Quoi qu'il en soit, retenons pour l'instant que les néopiagétiens conservent de la théorie structuraliste le point de vue selon lequel le développement des connaissances est soumis à des facteurs internes d'équilibration, donc à des changements qualitatifs. Mais ils s'inspirent simultanément des théories du traitement de l'information qui postulent une variation quantitative des capacités de traitement au cours du développement.

Autrement dit, ces auteurs retiennent l'essentiel de la thèse structuraliste, c'est à dire décrire le développement des compétences de l'enfant, ce qu'il doit être capable de faire à un âge donné, mais ils visent également à proposer des modèles portant sur l'étude des mécanismes impliqués dans les performances de l'enfant, c'est à dire ce qu'il produit réellement et livre directement à l'observation.

Pour expliquer les performances, les auteurs néopiagétiens mettent à jour l'existence de déterminants fonctionnels et non structuraux, partiellement indépendants des situations d'apprentissage comme les capacités attentionnelles ou la mémoire de travail du sujet par exemple. Si ces théories nous permettent donc de distinguer des déterminants fonctionnels, liés à la maturation de l'organisme, indépendants des situations d'apprentissage, elles conduisent alors à penser qu'une approche analytique concernant le développement cognitif ne peut plus se contenter d'un simple repérage, si complexe soit-il, de structures d'organisation des connaissances acquises par l'enfant au cours de son développement. Encore faut-il pouvoir identifier le niveau d'allocation de ressource que l'enfant est capable d'investir dans une tâche donnée compte tenu du rythme de maturation de son organisme !

Notes
84.

A cette première critique il faut ajouter le reproche qui lui est fait de ne pas accorder une place centrale au contexte social et culturel dans lequel se déploie la dynamique développementale. Un aspect que nous avons largement développé dans ce chapitre.

85.

Pascual-Leone J. (1970), "A mathematical model for the transition rule in Piaget's developmental stages", Acta Psychological, 32, pp. 301-345.

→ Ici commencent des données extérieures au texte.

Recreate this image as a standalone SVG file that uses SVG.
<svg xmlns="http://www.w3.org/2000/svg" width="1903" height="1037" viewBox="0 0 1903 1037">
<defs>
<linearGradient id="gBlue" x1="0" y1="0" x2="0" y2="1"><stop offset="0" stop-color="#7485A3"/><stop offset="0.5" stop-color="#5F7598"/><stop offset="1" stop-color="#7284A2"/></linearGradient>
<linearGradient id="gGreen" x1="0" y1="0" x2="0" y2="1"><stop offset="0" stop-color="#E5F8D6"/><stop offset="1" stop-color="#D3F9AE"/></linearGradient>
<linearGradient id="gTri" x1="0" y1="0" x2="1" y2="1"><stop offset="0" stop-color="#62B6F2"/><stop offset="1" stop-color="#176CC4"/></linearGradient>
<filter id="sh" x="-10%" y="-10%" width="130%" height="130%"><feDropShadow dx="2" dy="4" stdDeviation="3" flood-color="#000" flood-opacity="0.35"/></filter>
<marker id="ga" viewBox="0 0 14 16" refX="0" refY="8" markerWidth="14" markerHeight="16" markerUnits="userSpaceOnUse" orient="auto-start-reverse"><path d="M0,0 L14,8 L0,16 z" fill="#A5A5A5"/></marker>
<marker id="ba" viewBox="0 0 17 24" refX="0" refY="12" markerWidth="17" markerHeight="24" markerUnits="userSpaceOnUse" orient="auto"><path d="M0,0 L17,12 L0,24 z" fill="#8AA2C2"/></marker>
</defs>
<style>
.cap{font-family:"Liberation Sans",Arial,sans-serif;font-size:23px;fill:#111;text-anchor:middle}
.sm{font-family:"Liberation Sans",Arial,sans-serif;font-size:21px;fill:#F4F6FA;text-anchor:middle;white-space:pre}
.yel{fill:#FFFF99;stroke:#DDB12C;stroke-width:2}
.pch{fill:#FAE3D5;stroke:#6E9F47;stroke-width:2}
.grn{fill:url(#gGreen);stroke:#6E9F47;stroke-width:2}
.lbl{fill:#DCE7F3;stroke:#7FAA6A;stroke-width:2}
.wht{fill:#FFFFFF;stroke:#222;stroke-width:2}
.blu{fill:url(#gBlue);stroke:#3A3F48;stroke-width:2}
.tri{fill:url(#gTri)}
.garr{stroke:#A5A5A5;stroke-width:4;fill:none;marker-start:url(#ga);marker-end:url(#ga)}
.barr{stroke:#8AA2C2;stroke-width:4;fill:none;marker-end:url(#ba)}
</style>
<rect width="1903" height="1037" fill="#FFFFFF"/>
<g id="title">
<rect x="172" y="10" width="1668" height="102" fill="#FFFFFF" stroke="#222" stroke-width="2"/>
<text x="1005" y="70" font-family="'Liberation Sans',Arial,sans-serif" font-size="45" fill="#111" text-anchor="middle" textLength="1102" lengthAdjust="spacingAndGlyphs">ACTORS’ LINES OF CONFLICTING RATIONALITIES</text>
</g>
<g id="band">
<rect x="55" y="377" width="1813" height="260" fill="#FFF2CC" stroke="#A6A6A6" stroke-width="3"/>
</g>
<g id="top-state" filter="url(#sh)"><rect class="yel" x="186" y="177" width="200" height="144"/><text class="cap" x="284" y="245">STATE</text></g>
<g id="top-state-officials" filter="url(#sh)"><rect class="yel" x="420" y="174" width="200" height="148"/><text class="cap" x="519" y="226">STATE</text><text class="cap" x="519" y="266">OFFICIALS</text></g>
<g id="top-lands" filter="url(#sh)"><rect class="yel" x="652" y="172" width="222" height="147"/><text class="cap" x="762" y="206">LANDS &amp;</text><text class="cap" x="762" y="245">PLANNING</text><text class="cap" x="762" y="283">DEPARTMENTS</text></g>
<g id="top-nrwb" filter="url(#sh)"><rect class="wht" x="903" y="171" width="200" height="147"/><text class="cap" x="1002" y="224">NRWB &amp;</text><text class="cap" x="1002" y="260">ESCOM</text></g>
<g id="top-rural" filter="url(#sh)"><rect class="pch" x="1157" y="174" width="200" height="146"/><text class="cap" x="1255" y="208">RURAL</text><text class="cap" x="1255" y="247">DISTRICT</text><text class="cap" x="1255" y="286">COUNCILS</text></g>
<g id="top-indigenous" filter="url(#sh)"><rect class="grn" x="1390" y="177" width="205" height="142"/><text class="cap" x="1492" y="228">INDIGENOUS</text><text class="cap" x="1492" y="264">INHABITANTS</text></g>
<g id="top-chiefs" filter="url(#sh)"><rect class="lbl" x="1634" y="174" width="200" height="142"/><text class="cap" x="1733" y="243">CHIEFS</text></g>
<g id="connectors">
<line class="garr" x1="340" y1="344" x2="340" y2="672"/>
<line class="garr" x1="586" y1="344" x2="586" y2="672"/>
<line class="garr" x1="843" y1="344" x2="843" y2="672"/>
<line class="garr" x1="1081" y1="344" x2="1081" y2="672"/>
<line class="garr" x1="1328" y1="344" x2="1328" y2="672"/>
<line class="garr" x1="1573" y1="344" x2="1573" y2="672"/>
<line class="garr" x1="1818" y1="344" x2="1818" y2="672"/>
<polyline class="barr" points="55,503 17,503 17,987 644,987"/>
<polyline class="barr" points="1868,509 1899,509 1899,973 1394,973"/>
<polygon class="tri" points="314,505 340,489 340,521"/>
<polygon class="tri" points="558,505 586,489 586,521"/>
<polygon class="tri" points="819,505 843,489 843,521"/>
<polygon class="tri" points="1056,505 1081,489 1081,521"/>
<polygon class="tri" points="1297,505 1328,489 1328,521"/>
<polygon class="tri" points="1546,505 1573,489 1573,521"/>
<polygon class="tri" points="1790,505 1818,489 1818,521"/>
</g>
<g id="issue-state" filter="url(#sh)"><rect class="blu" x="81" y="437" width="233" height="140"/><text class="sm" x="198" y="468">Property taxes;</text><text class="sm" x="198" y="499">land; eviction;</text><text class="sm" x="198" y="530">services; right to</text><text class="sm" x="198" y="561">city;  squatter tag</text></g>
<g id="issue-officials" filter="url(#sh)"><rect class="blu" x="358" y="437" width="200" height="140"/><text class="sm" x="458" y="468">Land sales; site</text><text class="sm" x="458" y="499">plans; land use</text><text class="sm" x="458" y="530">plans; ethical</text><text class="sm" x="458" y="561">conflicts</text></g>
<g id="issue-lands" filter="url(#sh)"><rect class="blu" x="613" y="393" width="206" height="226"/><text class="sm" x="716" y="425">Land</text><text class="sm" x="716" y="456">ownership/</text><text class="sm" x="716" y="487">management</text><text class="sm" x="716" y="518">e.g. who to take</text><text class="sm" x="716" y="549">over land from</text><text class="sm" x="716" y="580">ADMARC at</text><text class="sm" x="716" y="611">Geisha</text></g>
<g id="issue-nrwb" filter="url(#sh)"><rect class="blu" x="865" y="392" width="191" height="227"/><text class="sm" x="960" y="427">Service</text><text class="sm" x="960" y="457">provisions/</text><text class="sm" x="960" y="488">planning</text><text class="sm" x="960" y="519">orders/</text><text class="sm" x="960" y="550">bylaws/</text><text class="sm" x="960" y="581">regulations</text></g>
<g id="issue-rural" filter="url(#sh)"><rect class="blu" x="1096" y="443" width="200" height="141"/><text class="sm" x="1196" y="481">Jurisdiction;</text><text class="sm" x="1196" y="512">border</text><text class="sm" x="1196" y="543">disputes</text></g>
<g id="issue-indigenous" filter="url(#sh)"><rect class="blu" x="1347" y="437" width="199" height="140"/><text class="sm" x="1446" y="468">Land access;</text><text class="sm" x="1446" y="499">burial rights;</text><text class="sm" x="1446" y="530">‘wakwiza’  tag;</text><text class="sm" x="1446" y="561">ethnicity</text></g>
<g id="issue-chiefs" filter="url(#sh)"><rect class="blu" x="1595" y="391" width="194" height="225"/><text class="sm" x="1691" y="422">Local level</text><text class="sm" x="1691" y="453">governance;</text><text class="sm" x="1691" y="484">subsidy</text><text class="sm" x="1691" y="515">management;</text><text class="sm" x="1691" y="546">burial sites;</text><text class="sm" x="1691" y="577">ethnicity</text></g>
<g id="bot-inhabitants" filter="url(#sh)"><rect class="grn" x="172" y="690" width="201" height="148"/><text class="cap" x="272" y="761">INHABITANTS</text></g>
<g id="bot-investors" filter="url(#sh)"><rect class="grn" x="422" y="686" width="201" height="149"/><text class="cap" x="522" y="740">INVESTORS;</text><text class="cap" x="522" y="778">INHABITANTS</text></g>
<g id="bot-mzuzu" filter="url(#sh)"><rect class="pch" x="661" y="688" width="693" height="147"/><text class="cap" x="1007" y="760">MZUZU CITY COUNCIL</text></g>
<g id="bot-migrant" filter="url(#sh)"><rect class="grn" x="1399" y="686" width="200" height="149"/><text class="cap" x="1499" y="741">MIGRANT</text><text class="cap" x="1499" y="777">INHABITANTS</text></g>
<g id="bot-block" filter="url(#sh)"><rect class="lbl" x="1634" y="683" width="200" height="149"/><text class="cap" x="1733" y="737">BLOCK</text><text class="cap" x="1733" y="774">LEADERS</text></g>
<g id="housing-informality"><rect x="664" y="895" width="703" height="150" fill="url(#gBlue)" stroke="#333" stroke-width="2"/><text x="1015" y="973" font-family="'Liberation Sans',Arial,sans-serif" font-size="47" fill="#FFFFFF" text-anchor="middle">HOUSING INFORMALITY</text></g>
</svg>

Pascual-Leone J. (1976), "Meta-subjective problems of constructive cognition: forms of knowing and their psychological mechanisms", Canadian Psychological Review, 17, pp. 10-125.

86.

Case R. (1985), Intellectual development: Birth to Adulthood, New York : Academic press.

Case R. (1992), The Mind's Staircases: Exploring the Conceptual Underprinnings of Children's Thought and Knowledge, Hillsdale: Lawrence Erlbaum Associates.